Rows from a dataset of charts and code
==========
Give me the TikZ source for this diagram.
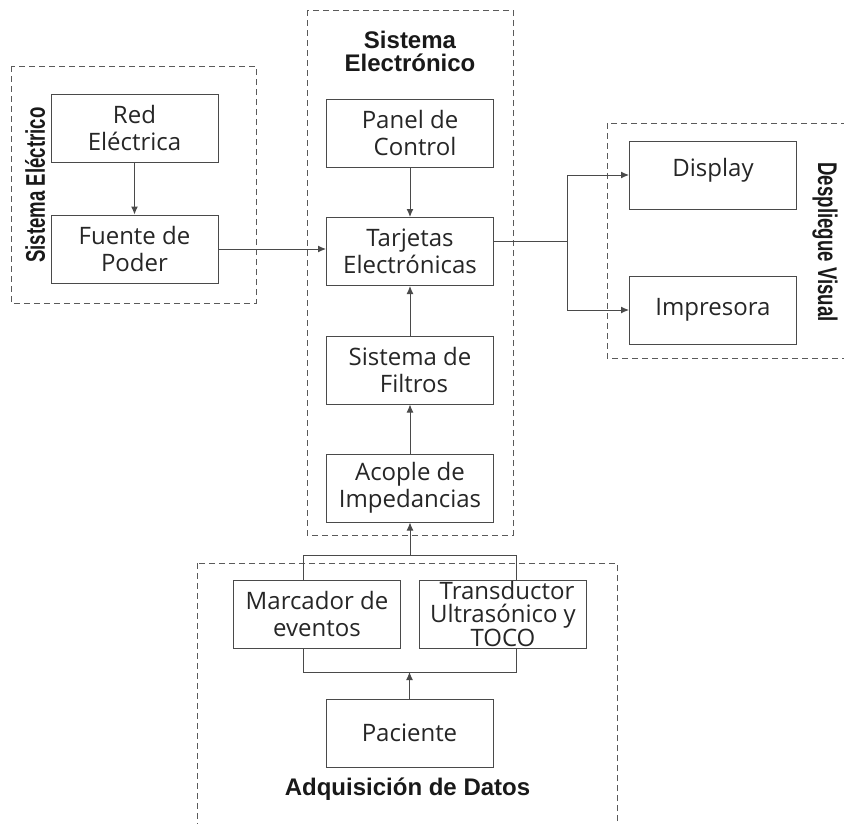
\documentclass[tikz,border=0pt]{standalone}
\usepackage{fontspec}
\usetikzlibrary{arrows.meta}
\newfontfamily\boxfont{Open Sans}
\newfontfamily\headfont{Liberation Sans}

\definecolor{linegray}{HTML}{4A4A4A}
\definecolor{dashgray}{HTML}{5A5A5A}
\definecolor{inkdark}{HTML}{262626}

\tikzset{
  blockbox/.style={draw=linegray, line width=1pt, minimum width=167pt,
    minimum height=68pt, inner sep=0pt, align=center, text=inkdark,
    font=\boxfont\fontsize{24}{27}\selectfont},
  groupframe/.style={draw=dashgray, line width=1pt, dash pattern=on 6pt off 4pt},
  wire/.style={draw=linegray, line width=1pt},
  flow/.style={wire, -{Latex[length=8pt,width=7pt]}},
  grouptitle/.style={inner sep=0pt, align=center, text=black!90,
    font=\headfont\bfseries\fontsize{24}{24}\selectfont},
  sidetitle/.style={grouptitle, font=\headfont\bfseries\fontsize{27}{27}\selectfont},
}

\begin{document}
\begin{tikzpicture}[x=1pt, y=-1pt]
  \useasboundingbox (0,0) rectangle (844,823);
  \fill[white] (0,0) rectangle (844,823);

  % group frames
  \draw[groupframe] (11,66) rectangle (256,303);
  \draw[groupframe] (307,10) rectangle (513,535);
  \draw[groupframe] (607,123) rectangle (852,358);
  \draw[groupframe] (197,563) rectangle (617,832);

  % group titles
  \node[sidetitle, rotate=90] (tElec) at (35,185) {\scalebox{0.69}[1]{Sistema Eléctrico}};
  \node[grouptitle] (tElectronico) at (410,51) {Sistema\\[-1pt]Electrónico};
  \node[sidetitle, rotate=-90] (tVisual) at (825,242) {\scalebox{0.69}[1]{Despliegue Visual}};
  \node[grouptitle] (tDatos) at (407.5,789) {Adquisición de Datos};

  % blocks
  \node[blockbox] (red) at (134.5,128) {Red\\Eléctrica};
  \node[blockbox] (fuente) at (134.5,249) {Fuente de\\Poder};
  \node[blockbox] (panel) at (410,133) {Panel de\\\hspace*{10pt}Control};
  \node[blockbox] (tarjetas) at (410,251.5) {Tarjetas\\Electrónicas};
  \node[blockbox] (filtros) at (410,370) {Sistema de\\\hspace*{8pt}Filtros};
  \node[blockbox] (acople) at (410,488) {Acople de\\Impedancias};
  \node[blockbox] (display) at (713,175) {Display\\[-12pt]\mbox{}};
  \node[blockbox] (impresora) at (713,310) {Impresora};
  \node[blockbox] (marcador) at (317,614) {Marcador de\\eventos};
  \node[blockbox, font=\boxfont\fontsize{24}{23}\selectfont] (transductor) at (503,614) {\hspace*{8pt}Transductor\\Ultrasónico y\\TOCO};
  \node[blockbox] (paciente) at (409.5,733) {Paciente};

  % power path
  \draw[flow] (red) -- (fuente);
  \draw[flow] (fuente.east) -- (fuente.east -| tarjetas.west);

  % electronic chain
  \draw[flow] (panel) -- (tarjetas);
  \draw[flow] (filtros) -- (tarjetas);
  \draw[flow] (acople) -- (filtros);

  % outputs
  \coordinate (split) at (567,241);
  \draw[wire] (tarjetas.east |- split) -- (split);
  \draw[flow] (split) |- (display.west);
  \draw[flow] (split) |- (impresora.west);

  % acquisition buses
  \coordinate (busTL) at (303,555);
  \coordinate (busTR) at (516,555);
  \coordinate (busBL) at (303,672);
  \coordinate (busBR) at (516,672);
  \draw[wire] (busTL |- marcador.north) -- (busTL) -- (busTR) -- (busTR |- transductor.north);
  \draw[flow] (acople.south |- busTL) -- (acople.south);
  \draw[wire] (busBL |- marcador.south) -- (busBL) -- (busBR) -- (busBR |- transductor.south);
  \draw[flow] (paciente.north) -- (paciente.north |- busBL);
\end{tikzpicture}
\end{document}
==========
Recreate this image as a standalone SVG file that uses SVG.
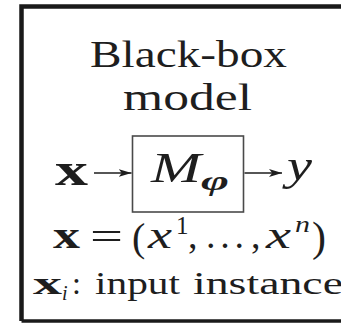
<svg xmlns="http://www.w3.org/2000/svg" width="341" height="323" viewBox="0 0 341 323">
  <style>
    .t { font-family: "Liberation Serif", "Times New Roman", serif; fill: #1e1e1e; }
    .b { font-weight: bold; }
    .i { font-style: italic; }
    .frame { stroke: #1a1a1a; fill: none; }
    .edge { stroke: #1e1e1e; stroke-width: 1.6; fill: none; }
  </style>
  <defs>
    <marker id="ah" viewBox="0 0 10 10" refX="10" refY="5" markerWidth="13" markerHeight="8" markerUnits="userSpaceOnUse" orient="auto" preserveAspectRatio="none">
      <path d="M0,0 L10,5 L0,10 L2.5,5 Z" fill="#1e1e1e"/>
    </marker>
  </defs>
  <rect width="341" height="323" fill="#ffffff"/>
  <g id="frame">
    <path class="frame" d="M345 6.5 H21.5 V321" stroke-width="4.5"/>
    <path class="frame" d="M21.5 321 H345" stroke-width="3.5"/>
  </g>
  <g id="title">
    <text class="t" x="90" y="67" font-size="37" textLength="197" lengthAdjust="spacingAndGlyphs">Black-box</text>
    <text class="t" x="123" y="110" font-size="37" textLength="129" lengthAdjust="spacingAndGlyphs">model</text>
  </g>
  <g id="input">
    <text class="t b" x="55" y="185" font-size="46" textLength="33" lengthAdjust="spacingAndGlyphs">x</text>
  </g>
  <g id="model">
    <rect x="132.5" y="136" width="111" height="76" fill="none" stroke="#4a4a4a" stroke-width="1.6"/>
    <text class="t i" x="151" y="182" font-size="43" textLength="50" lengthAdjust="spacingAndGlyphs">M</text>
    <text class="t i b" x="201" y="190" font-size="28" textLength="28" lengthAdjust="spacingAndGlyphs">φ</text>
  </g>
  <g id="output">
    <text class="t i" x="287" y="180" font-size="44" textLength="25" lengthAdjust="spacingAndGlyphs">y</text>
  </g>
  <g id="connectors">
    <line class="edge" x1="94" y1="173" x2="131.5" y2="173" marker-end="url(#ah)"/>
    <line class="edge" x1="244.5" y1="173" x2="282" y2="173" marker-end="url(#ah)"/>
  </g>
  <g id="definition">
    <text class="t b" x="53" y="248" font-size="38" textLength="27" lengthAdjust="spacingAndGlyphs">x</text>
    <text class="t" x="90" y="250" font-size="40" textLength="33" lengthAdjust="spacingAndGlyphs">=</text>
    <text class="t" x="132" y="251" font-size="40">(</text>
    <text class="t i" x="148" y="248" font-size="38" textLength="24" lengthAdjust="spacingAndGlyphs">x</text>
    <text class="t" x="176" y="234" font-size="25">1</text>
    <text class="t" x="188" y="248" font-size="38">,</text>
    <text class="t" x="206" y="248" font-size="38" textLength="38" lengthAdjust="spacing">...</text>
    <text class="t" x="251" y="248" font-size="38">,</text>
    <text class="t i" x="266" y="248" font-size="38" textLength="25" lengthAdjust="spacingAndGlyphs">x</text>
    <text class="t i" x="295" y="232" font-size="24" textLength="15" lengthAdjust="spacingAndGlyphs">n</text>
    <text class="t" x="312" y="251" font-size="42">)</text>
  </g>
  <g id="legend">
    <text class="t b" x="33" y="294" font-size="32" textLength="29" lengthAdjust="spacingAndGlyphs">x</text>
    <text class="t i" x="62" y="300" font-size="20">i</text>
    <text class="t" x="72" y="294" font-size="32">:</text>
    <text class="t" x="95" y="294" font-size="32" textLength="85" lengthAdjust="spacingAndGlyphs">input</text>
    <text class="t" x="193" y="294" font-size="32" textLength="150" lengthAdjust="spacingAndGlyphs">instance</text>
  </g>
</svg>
==========
STATED TASK: Write out the lines from the one containing "Give me the TikZ source for this diagram." down to the one containing "(tDatos) at (407.5,789)", both included, exactly as they appear. Leave out any pictures.

THE SOLUTION:
Give me the TikZ source for this diagram.
\documentclass[tikz,border=0pt]{standalone}
\usepackage{fontspec}
\usetikzlibrary{arrows.meta}
\newfontfamily\boxfont{Open Sans}
\newfontfamily\headfont{Liberation Sans}

\definecolor{linegray}{HTML}{4A4A4A}
\definecolor{dashgray}{HTML}{5A5A5A}
\definecolor{inkdark}{HTML}{262626}

\tikzset{
  blockbox/.style={draw=linegray, line width=1pt, minimum width=167pt,
    minimum height=68pt, inner sep=0pt, align=center, text=inkdark,
    font=\boxfont\fontsize{24}{27}\selectfont},
  groupframe/.style={draw=dashgray, line width=1pt, dash pattern=on 6pt off 4pt},
  wire/.style={draw=linegray, line width=1pt},
  flow/.style={wire, -{Latex[length=8pt,width=7pt]}},
  grouptitle/.style={inner sep=0pt, align=center, text=black!90,
    font=\headfont\bfseries\fontsize{24}{24}\selectfont},
  sidetitle/.style={grouptitle, font=\headfont\bfseries\fontsize{27}{27}\selectfont},
}

\begin{document}
\begin{tikzpicture}[x=1pt, y=-1pt]
  \useasboundingbox (0,0) rectangle (844,823);
  \fill[white] (0,0) rectangle (844,823);

  % group frames
  \draw[groupframe] (11,66) rectangle (256,303);
  \draw[groupframe] (307,10) rectangle (513,535);
  \draw[groupframe] (607,123) rectangle (852,358);
  \draw[groupframe] (197,563) rectangle (617,832);

  % group titles
  \node[sidetitle, rotate=90] (tElec) at (35,185) {\scalebox{0.69}[1]{Sistema Eléctrico}};
  \node[grouptitle] (tElectronico) at (410,51) {Sistema\\[-1pt]Electrónico};
  \node[sidetitle, rotate=-90] (tVisual) at (825,242) {\scalebox{0.69}[1]{Despliegue Visual}};
  \node[grouptitle] (tDatos) at (407.5,789) {Adquisición de Datos};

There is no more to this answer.